Le réalisateur d’Highlander dirige Alec Baldwin dans le rôle du plus ancien et du plus énigmatique de tous les super-héros…

THE SHADOW

 

1994 – USA

 

Réalisé par Russell Mulcahy

 

Avec Alec Baldwin, John Lone, Penelope Anne Miller, Tim Curry, Peter Boyle, Ian McKellen, Jonathan Winters, Sab Shimono, Andre Gregory

 

THEMA SUPER-HÉROS

C’est sur le tournage de L’Affaire Karen McCoy que le producteur Martin Bregman propose au réalisateur Russell Mulcahy de se pencher sur une adaptation de The Shadow, l’un des tout premiers super-héros de tous les temps, découvert par le grand public dans les années trente à la faveur d’une série de romans et de feuilletons radiophoniques. The Shadow est une institution depuis longtemps. Bob Kane avoue s’en être inspiré pour créer Batman et Orson Welles lui prêta même sa voix en 1937. C’est bien sûr pour profiter du regain d’intérêt pour le genre initié par le Batman de Tim Burton, le Dick Tracy de Warren Beatty et The Crow d’Alex Proyas qu’un long-métrage consacré à « l’Ombre » est mis en chantier au milieu des années 90 par le studio Universal.
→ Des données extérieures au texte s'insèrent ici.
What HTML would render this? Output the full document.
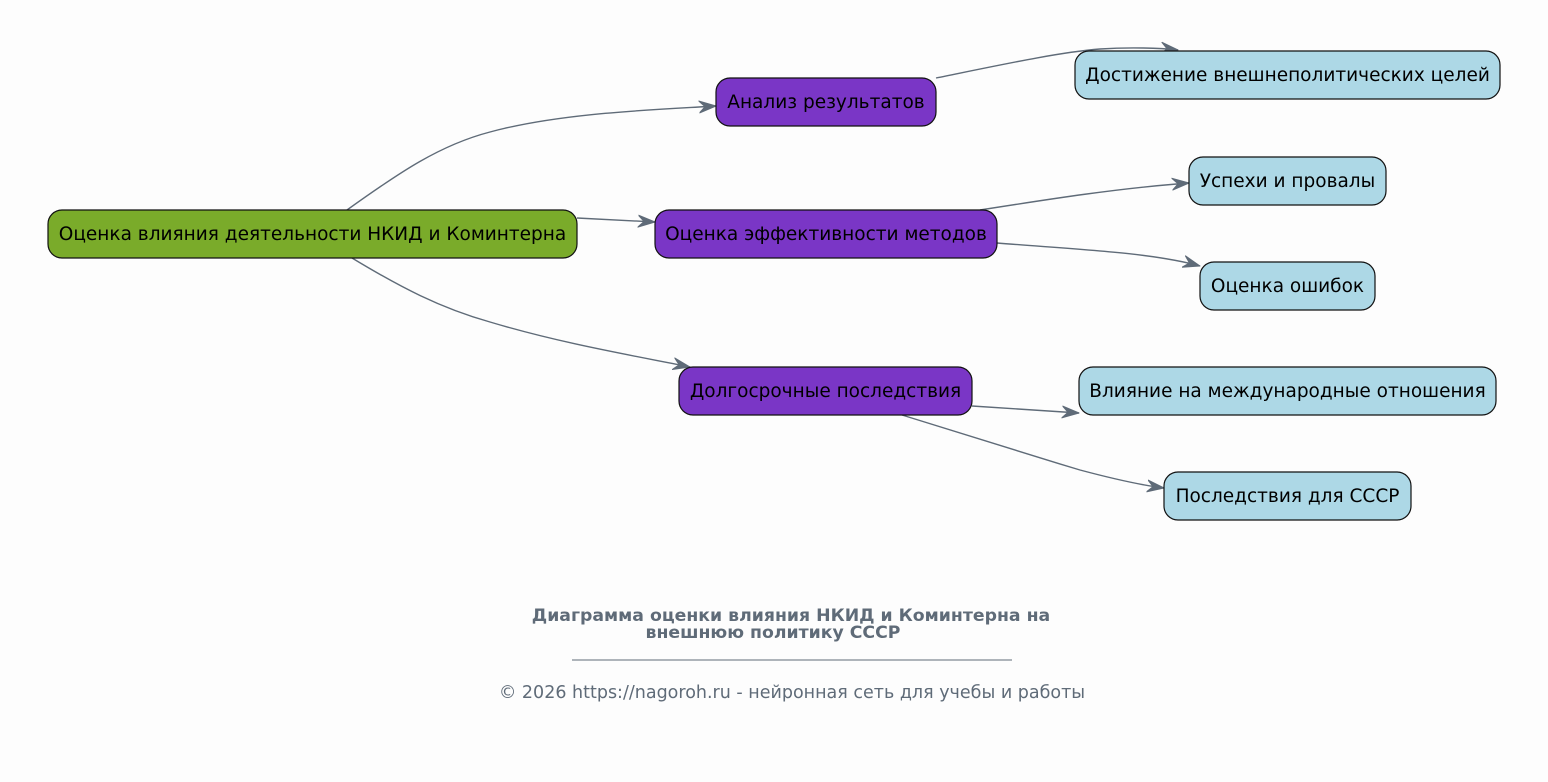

Le scénario de David Koepp, à qui nous devons notamment Jurassic Park et L’Impasse, ne reprend pas l’histoire d’un épisode en particulier mais mixe plusieurs éléments puisés dans cette vaste mythologie créée à l’origine par Walter Gibson (sous le pseudonyme de Maxwell Grant). Charge au trio scénariste/réalisateur/producteur de trouver le ton juste, équilibrant le mieux possible l’action, l’aventure, le mystère et l’humour. Et pour contrôler tous les éléments, Mulcahy fait reconstituer une version stylisée et art déco de la ville de New York à Hollywood, sur plusieurs plateaux des studios Universal.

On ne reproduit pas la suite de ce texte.